Olivier Père

Les Inconnus dans la ville de Richard Fleischer

Carlotta propose à partir du 3 avril le DVD et le Blu-ray des Inconnus dans la ville (Violent Saturday, 1955) de Richard Fleischer, dans une édition de tout beauté qui propose en bonus des interventions enthousiastes, érudites et passionnantes des cinéastes cinéphiles William Friedkin et Nicolas Saada sur le film. Friedkin déclarant son admiration pour Fleischer, c’est quelque chose de très émouvant et même inespéré car le cinéaste des Inconnus dans la ville n’a pas toujours été considéré à sa juste valeur par la critique, ses pairs et ses cadets, catégorie dont fait partie le réalisateur de French Connection. Fleischer n’était pas seulement un excellent technicien qui a – presque – toujours porté vers les cimes les films de studios qui lui furent confiés durant sa longue carrière. C’était aussi un grand cinéaste capable de signer des œuvres maîtresses du cinéma américain et de transcender certaines commandes par la beauté et l’intelligence de sa mis en scène.

C’est le cas des Inconnus dans la ville, production Zanuck un brin moralisatrice qui devient grâce à Fleischer un film noir atypique. On a l’habitude de classer Les Inconnus dans la villeparmi les meilleurs films de casse jamais réalisés. C’est exact et pourtant la scène du braquage de la banque n’arrive que tard dans le récit et n’occupe qu’une part très brève du métrage. Le film prend son temps pour présenter plusieurs habitants d’une petite ville de province, englués dans leurs problèmes conjugaux, psychologiques, financiers ou familiaux : un couple infidèle, une vieille fille ruinée, un patron obsédé sexuel… et surtout un ingénieur des mines qui peine à gagner l’admiration de son fils, déçu que son géniteur n’ait pas fait la guerre (de Corée) comme les pères de ses copains. Cet homme (Victor Mature) va devenir le héros malgré lui du film, pris au cœur d’une aventure morale qui pose le problème de l’usage de la violence et de ses conséquences dans la société, thématique souvent abordée par Fleischer.

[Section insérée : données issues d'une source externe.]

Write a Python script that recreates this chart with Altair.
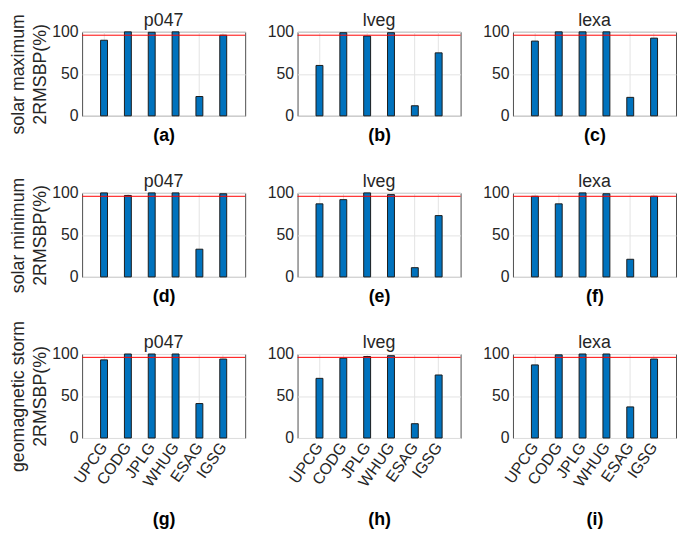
import altair as alt
import pandas as pd

centers = ["UPCG", "CODG", "JPLG", "WHUG", "ESAG", "IGSG"]
stations = ["p047", "lveg", "lexa"]
conditions = ["solar maximum", "solar minimum", "geomagnetic storm"]
panel_tags = [["(a)", "(b)", "(c)"], ["(d)", "(e)", "(f)"], ["(g)", "(h)", "(i)"]]

solar_max_p047 = [90, 100, 99.5, 100, 23, 96]
solar_max_lveg = [60, 99, 95, 99, 12, 75]
solar_max_lexa = [89, 100, 100, 100, 22, 92.5]

solar_min_p047 = [100, 97, 100, 100, 33, 99]
solar_min_lveg = [87, 92, 100, 98, 11, 73]
solar_min_lexa = [96, 87, 100, 99, 21, 96]

storm_p047 = [93, 100, 100, 100, 41, 94]
storm_lveg = [71, 95, 97, 98, 17, 75]
storm_lexa = [87, 99, 100, 100, 37, 94]

threshold = 96

series = [
    [solar_max_p047, solar_max_lveg, solar_max_lexa],
    [solar_min_p047, solar_min_lveg, solar_min_lexa],
    [storm_p047, storm_lveg, storm_lexa],
]

FONT = "Liberation Sans"
W, H = 165, 85

panels = []
for r, cond in enumerate(conditions):
    for c, st in enumerate(stations):
        df = pd.DataFrame({"center": centers, "value": series[r][c]})
        last = r == len(conditions) - 1
        xaxis = alt.Axis(
            title=panel_tags[r][c],
            titleFontWeight="bold",
            titleFontSize=18,
            titleFont=FONT,
            titleColor="black",
            titlePadding=21 if last else 11,
            labels=last,
            labelAngle=305,
            labelFontSize=16,
            labelFont=FONT,
            labelColor="#262626",
            labelPadding=6,
            ticks=False,
            domain=False,
            grid=True,
            gridColor="#e3e3e3",
        )
        yaxis = alt.Axis(
            values=[0, 50, 100],
            title=[cond, "2RMSBP(%)"] if c == 0 else None,
            titleFontSize=18,
            titleFont=FONT,
            titleFontWeight="normal",
            titleColor="#262626",
            titleLineHeight=23,
            titlePadding=2,
            labelFontSize=16,
            labelFont=FONT,
            labelColor="#262626",
            labelPadding=4,
            ticks=False,
            domain=False,
            grid=True,
            gridColor="#e3e3e3",
        )
        bars = alt.Chart(df).mark_bar(
            size=7, color="#0072BD", stroke="#1a1a1a", strokeWidth=1
        ).encode(
            x=alt.X("center:N", sort=centers, axis=xaxis,
                    scale=alt.Scale(paddingInner=0, paddingOuter=0.42)),
            y=alt.Y("value:Q", axis=yaxis,
                    scale=alt.Scale(domain=[0, 100], nice=False)),
        )
        rule = alt.Chart(pd.DataFrame({"t": [threshold]})).mark_rule(
            color="#ff0000", strokeWidth=1
        ).encode(y="t:Q")
        head = alt.Chart(pd.DataFrame({"s": [st]})).mark_text(
            font=FONT, fontSize=18, color="#262626", align="center",
            baseline="alphabetic"
        ).encode(text="s:N", x=alt.value(W / 2), y=alt.value(-6))
        panel = alt.layer(bars, rule, head).properties(width=W, height=H)
        panels.append(panel)

chart = alt.concat(
    *panels, columns=3, bounds="flush",
    spacing=alt.RowColnumber(row=78, column=53),
).configure_view(
    stroke="#4d4d4d", strokeWidth=1
).properties(padding={"left": 0, "top": 0, "right": 0, "bottom": 0})

chart.save("out.html", embed_options={"renderer": "svg", "actions": False})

Les Inconnus dans la ville

Les Inconnus dans la ville

La poignée de gangsters qui débarque dans la ville pour préparer l’attaque de la banque sert donc de déclencheur qui va révéler les forces et les faiblesses d’une galerie de personnages. C’est sans doute une coïncidence mais la narration des Inconnus dans la ville et la description de névroses provinciales évoque le chef-d’œuvre de Vincente Minnelli Comme un torrent réalisé en 1958 d’après un roman de James Jones. Croisement entre la chronique, le mélodrame et le polar « hard boiled », Les Inconnus dans la ville est donc un film noir pas comme les autres, loin des archétypes du genre, ne serait-ce que par son utilisation magistrale de la couleur et du Cinémascope, avec un talent pour la composition à l’intérieur du cadre qui est la marque du talent de Fleischer, qui employa souvent ce format avec beaucoup de réussite, que ce soit dans le domaine de l’intimisme ou du grand spectacle. Très bonne interprétation de Mature, acteur sous-estimé, et de Lee Marvin parfait comme toujours en brute sadique. Ernest Borgnine surprenant en fermier amish ; le dénouement violent dans la ferme est encore plus mémorable que le casse. Nous reviendrons sur la riche palette de Fleischer avec un autre beau film – encore plus important que Les Inconnus dans la ville – qui ressort bientôt en Blu-ray chez le même éditeur, L’Etrangleur de Boston.